Je me suis procuré dernièrement cette série de bande dessinée qui n’a pas cessé de me hanter depuis que je suis gosse. J’avais été perturbé à l’époque par une histoire, un ton général et des choix graphiques qui m’avaient déjà semblé à l’époque particulièrement étranges et malsains pour des enfants. Une relecture attentive de ce chef-d’œuvre de la bande dessinée belge m’amène à formuler quelques commentaires sur cette série composée de quatre tomes: « De l'autre côté du masque » (1987), « Les Chasseurs dans la nuit » (1989), « Le Prince des larmes sèches » (1990) et « Les Ailes de Naxmaal » (paru en 1991, ce tome est considéré indépendant des trois premiers qui forment une histoire à suivre).
Gervais est un petit garçon qui joue un après-midi à l’avion avec un camarade. Cet avion s’envole un peu trop loin, et atterrit dans une maison lugubre dont une des pièces est couverte de nombreux masques étranges doués de parole. Un de ces masques demande à Gervais de le sauver de son maître cruel. Gervais décide de le rapporter chez lui. Ce masque est magique, Gervais est incité à le porter à son visage par celui-ci. Il se retrouve dans la peau de Gaspard, un jeune homme issu d’un monde fantastique où se fabriquent les rêves et les mythes des êtres humains. Prisonnier du masque, Gervais ne retrouvera jamais au cours de la série son personnage de petit garçon. Il évoluera en tant que Gaspard de la Nuit dans un monde cruel et moyenâgeux, où des jouets, des licornes et des elfes sont des esclaves pris en étaux de guerres de pouvoir. L'univers parallèle qu'il découvre est divisé en deux castes : les humains et le petit peuple de la nuit. Gaspard, grand rêveur et idéaliste, va vite choisir son camp...
Cette série qui semble démarrer de la même manière qu'un « Quicke et Flupke » d’Hergé (Johann De Moor a travaillé sur l’adaptation animée de cette série), se transforme parfois en un cauchemar graphique où l’influence de Jérôme Bosch est indéniable. Le titre de la série est inspiré d’un poème homonyme d'Aloysius Bertrand. Ces références sophistiquées et matures proposent au lecteur un univers relativement adulte pour une série pour enfants. Le style graphique évolue beaucoup d’un tome à un autre. Celui-ci démarre en ligne claire au début de la saga et rappelle Hergé (Johann De Moor en a été l’assistant). Il semble initialement un peu faiblard et faussement enfantin, mais la couleur et le dessin s’améliorent graduellement. Pour finir sur des scènes de fête d’une richesse folle.

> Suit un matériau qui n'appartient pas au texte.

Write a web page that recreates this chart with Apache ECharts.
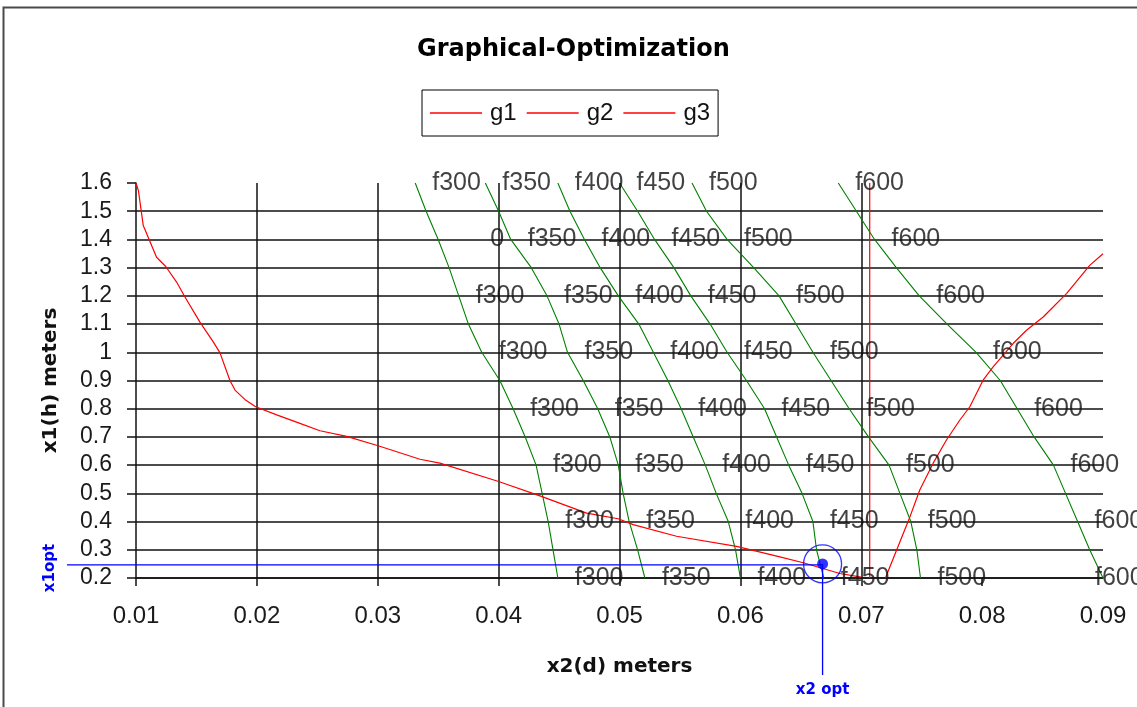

Gaspard évolue dans un univers parfois cruel, fantasmagorique et cauchemardesque, mais aussi féérique et poétique. Au cours de son aventure il découvre le pouvoir du parfum dans le désert des Larmes Sèches, rencontre l’amour (amour déçu pour Cara, et inavoué pour Bali), des personnages hauts en couleur et attachants (le parfumeur Maître Hadouche qui devient son professeur), mais aussi d’une cruauté incroyable (le masquereur Satrape, le Duc). Stephen Desberg fait preuve d’une belle inventivité dans sa narration et ses personnages, et la collaboration avec Johann De Moor produit un imaginaire d’une richesse folle.
Mais je maintiens néanmoins mon impression de jeunesse: cette série me semble vraiment inadaptée aux enfants. Cette œuvre est finalement assez bâtarde par la maturité de ses thèmes, la cruauté et la violence générale de l’univers et cet aspect et ce format graphique faussement enfantin. Cette série m’a replongé dans des cauchemars d’enfance que j’avais refoulé. J’ai même eu du mal à retrouver le titre de la série tellement je l’ai lue jeune et que son souvenir s’était perdu dans ma mémoire. Cette nouvelle plongée dans cet univers cauchemardesque en tant qu’adulte me laisse exactement le même ressenti de malaise que lors de ma première lecture. Mais je garde néanmoins cette série parce qu’elle m’apparaît incroyablement riche et originale par rapport aux standards de la bande dessinée franco-belge pour enfants.